Records:
***

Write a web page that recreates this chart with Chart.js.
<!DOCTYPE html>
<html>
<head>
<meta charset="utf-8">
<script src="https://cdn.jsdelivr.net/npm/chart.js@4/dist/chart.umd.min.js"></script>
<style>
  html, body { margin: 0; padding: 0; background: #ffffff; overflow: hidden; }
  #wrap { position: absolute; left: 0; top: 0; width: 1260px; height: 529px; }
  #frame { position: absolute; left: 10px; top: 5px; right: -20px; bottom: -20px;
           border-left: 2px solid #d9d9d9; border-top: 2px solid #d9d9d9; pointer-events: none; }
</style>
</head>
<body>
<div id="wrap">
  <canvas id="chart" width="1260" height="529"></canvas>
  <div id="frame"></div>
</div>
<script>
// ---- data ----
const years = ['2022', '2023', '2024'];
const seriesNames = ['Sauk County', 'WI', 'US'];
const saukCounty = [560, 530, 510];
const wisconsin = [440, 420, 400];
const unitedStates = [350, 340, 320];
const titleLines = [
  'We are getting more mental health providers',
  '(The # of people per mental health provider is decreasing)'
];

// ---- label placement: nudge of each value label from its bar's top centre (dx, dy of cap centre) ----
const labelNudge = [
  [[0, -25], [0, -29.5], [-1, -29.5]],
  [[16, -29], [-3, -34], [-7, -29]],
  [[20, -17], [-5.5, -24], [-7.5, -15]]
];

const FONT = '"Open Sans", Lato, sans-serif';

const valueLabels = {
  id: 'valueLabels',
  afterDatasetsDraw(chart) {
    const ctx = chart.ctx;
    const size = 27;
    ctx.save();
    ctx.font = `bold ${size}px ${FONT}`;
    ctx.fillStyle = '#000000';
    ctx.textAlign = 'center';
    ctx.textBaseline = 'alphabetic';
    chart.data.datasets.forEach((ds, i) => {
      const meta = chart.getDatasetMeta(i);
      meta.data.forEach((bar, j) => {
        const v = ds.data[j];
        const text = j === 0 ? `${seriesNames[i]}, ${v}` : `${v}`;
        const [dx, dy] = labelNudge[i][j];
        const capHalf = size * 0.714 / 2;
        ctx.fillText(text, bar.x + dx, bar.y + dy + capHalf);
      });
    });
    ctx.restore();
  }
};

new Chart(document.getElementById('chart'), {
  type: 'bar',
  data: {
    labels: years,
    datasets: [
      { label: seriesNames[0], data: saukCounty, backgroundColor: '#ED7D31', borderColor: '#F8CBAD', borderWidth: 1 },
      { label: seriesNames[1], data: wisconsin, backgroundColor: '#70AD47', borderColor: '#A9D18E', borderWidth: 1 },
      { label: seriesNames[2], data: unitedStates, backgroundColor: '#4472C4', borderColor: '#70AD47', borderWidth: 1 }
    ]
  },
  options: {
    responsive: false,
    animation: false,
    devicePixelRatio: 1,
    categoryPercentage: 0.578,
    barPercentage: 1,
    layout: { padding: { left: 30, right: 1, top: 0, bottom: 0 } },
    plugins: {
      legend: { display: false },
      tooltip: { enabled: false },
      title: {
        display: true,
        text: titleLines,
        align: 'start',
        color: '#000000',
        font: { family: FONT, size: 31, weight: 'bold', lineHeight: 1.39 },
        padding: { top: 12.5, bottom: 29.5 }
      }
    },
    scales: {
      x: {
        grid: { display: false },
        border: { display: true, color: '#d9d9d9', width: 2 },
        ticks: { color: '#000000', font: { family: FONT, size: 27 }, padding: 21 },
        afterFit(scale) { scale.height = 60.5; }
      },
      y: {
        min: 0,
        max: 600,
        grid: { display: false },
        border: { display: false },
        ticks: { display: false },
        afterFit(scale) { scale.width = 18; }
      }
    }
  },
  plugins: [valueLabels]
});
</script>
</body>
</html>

***

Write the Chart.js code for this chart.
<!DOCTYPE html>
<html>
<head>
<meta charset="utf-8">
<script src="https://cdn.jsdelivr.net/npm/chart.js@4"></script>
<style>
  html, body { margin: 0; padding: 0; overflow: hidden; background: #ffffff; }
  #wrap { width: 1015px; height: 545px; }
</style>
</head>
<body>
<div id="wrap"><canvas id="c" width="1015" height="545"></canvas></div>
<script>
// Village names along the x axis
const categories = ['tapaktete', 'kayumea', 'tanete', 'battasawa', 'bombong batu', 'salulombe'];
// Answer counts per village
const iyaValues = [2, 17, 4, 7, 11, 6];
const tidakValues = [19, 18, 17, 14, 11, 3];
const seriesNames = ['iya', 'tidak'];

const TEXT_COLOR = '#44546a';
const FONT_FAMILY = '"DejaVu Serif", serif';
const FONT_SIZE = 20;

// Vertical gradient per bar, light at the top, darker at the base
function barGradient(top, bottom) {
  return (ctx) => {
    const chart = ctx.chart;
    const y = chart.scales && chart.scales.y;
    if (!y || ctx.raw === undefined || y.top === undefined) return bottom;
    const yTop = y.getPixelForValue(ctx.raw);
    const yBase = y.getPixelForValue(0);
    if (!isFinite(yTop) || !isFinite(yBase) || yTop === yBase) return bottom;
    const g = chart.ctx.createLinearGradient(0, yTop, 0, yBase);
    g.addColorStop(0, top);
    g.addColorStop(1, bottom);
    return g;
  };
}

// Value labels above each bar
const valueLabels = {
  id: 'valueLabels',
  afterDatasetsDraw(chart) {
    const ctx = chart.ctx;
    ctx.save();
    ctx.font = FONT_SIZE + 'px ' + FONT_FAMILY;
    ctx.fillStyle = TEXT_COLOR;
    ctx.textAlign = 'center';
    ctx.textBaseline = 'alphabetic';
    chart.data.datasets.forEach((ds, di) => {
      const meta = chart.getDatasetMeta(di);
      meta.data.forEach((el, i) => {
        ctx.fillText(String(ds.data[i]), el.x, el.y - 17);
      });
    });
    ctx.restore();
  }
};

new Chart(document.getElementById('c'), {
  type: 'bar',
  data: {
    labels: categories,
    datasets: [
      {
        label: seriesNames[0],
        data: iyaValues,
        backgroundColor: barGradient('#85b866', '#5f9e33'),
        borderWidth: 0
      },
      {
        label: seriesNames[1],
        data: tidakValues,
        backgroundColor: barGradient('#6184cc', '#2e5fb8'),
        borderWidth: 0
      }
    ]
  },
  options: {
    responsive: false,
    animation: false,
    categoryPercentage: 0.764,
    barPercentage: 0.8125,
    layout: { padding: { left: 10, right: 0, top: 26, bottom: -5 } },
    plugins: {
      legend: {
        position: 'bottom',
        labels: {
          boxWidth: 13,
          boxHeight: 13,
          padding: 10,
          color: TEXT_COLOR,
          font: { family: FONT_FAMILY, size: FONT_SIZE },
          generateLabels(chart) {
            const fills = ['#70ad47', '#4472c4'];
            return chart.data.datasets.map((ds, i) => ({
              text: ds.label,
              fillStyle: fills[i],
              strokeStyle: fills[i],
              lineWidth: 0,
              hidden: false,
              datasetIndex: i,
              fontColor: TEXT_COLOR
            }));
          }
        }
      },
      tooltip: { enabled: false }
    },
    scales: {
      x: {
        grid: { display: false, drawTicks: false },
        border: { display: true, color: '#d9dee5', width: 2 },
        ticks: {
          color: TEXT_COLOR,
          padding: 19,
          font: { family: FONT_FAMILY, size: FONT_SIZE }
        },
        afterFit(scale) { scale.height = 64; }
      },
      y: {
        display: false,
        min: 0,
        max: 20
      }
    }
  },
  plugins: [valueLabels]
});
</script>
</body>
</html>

***

Given exercise:
Using the data above, repeat exactly the lines that begin at the line with "Write the Chart.js code for this chart." and end at the line with "const FONT_SIZE = 20;", both ends included.

Problem solution:
Write the Chart.js code for this chart.
<!DOCTYPE html>
<html>
<head>
<meta charset="utf-8">
<script src="https://cdn.jsdelivr.net/npm/chart.js@4"></script>
<style>
  html, body { margin: 0; padding: 0; overflow: hidden; background: #ffffff; }
  #wrap { width: 1015px; height: 545px; }
</style>
</head>
<body>
<div id="wrap"><canvas id="c" width="1015" height="545"></canvas></div>
<script>
// Village names along the x axis
const categories = ['tapaktete', 'kayumea', 'tanete', 'battasawa', 'bombong batu', 'salulombe'];
// Answer counts per village
const iyaValues = [2, 17, 4, 7, 11, 6];
const tidakValues = [19, 18, 17, 14, 11, 3];
const seriesNames = ['iya', 'tidak'];

const TEXT_COLOR = '#44546a';
const FONT_FAMILY = '"DejaVu Serif", serif';
const FONT_SIZE = 20;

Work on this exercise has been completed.